::: RECORD LIST :::

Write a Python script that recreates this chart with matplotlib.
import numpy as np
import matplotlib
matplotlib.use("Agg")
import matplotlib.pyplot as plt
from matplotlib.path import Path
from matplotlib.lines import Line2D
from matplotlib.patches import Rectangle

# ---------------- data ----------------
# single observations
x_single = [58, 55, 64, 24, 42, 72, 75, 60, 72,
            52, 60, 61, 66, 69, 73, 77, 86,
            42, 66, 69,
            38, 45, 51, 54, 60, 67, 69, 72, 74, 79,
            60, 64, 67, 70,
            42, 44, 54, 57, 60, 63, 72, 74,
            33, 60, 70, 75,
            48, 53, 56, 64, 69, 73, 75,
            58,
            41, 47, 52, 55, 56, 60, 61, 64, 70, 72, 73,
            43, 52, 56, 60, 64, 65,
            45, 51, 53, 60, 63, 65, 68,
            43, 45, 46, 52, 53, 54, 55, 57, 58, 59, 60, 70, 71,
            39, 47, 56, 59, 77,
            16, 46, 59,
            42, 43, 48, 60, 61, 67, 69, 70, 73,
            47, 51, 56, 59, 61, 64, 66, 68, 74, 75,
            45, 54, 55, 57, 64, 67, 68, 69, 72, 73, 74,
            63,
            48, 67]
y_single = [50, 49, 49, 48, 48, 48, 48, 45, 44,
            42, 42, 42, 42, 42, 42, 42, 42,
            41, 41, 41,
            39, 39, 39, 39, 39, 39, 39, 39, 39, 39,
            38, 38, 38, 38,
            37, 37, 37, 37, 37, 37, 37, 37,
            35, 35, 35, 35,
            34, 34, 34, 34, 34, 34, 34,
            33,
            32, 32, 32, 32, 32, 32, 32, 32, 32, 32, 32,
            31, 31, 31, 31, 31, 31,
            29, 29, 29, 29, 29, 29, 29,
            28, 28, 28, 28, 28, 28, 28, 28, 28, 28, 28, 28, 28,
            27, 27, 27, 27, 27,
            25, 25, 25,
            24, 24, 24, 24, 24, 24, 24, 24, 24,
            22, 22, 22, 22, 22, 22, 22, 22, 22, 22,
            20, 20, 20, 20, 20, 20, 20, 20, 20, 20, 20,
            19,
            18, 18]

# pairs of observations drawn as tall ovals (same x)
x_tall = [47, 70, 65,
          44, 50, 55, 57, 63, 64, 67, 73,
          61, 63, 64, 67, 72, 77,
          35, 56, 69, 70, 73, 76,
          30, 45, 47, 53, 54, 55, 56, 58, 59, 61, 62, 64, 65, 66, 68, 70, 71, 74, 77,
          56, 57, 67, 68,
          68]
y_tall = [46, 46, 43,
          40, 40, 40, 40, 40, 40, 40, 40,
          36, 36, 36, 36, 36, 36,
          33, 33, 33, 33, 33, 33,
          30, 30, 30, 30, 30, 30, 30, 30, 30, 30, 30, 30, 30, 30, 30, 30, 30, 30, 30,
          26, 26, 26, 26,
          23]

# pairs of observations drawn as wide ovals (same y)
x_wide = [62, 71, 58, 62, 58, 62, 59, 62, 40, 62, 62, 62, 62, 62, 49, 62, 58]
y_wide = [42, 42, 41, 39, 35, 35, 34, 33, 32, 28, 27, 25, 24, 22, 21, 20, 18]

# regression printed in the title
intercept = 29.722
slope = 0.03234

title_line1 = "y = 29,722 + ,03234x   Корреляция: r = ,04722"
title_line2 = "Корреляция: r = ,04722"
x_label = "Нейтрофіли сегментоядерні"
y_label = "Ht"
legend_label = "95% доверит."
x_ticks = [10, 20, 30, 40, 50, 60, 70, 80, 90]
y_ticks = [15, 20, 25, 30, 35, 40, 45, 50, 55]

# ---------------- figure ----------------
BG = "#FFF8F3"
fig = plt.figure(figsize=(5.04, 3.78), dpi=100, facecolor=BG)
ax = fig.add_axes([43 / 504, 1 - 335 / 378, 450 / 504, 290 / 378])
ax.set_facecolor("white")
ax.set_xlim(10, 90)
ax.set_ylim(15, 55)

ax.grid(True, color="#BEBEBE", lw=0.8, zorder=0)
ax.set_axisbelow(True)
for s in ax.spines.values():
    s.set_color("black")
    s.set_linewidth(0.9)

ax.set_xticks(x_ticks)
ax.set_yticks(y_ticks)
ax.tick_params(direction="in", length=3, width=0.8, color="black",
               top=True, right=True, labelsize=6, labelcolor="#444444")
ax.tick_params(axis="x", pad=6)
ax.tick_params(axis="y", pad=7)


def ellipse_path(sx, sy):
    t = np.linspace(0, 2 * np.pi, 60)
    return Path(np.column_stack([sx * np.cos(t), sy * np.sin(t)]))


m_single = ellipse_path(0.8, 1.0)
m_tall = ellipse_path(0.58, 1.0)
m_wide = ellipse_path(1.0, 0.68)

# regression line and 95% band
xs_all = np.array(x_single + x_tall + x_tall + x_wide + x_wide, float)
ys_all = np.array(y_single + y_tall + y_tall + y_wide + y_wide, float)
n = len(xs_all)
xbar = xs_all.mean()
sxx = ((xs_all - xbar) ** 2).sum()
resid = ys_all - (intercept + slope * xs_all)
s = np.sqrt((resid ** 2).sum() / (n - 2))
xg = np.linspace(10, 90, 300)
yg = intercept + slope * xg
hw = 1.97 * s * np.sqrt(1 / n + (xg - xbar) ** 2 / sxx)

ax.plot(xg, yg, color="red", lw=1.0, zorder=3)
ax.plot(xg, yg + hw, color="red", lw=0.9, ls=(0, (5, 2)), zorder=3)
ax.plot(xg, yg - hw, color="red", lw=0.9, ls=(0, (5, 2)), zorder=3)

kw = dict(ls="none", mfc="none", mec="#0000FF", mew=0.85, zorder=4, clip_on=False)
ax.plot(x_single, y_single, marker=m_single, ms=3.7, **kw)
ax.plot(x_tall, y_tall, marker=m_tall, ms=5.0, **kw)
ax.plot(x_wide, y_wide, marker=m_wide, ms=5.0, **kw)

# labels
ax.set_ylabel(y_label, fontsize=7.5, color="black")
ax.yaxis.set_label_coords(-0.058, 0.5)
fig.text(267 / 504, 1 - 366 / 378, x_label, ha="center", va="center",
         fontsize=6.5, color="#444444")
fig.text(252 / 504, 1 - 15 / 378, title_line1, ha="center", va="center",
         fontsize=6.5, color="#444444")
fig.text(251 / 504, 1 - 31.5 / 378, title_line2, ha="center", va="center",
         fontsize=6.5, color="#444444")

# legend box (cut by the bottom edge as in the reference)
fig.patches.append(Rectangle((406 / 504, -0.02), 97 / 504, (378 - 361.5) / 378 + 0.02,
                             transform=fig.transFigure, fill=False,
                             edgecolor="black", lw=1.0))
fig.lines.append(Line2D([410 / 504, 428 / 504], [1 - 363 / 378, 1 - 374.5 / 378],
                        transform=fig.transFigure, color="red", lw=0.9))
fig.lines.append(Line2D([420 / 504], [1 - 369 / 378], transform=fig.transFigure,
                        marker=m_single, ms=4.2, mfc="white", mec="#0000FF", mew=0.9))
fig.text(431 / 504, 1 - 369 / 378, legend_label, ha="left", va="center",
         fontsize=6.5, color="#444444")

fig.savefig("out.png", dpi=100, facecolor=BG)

:::
::: RECORD LIST :::

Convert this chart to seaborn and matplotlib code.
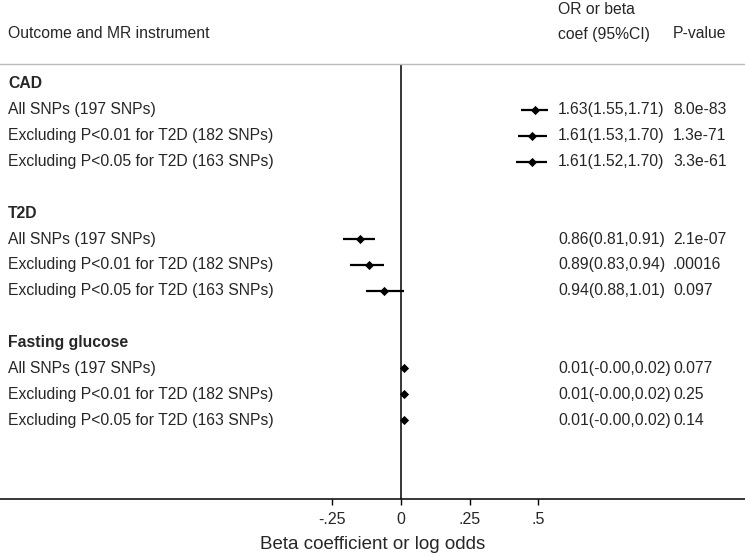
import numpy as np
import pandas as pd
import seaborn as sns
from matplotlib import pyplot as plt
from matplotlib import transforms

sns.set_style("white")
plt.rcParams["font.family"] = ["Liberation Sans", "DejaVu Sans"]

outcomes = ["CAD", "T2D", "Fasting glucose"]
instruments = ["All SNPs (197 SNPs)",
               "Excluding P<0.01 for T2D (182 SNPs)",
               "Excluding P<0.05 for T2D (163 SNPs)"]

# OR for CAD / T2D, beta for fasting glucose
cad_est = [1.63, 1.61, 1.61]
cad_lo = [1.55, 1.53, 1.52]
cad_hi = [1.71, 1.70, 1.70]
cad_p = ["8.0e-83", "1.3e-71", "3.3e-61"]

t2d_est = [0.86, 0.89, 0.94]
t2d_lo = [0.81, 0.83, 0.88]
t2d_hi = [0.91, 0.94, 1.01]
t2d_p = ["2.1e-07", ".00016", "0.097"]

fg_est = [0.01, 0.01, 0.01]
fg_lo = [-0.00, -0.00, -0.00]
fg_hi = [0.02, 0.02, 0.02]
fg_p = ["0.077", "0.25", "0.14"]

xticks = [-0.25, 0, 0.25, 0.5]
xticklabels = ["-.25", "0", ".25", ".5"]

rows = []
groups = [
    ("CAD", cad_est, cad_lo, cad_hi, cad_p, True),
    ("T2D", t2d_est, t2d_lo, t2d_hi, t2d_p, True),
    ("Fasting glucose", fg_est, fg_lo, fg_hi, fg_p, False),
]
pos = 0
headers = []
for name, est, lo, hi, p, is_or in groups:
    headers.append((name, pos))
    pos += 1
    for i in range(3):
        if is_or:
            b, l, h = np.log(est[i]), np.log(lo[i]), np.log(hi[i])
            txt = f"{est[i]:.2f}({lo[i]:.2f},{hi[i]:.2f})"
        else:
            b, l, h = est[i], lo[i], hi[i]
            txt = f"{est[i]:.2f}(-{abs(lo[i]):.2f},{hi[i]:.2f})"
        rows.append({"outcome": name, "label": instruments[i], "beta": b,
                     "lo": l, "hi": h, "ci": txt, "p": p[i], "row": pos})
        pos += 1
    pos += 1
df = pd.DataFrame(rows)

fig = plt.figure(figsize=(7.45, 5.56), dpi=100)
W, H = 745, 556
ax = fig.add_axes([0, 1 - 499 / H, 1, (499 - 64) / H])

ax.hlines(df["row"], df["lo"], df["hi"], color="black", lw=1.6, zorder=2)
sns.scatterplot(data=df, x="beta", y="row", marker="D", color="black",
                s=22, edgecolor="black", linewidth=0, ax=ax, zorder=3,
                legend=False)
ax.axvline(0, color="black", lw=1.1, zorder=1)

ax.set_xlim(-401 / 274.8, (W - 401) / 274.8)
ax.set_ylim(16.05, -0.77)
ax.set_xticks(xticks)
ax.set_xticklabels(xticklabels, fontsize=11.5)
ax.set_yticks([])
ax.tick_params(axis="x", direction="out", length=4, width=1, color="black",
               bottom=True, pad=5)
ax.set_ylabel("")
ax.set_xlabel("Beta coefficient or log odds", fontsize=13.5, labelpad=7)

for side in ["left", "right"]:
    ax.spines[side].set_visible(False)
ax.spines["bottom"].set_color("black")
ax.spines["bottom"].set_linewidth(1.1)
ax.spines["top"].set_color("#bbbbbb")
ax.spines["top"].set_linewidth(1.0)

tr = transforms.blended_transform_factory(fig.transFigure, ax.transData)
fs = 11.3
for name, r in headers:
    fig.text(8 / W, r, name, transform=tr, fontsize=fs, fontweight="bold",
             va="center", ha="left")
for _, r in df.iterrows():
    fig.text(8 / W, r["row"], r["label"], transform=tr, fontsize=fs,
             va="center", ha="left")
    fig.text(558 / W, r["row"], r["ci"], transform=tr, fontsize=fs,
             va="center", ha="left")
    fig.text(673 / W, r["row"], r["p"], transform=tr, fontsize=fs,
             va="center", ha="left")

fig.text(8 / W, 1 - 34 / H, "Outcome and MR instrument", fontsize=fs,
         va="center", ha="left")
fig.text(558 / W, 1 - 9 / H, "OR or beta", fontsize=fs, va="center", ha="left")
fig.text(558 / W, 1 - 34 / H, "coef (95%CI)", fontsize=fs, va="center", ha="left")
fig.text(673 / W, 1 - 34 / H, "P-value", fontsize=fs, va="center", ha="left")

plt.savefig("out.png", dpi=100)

:::

- STATED GOAL
Taking the lines above, repeat exactly those from the line that contains "Write a Python" through the line that contains "from matplotlib.patches import Rectangle", and both of those lines as well. Include nothing else.

- RESPONSE TO THE TASK
Write a Python script that recreates this chart with matplotlib.
import numpy as np
import matplotlib
matplotlib.use("Agg")
import matplotlib.pyplot as plt
from matplotlib.path import Path
from matplotlib.lines import Line2D
from matplotlib.patches import Rectangle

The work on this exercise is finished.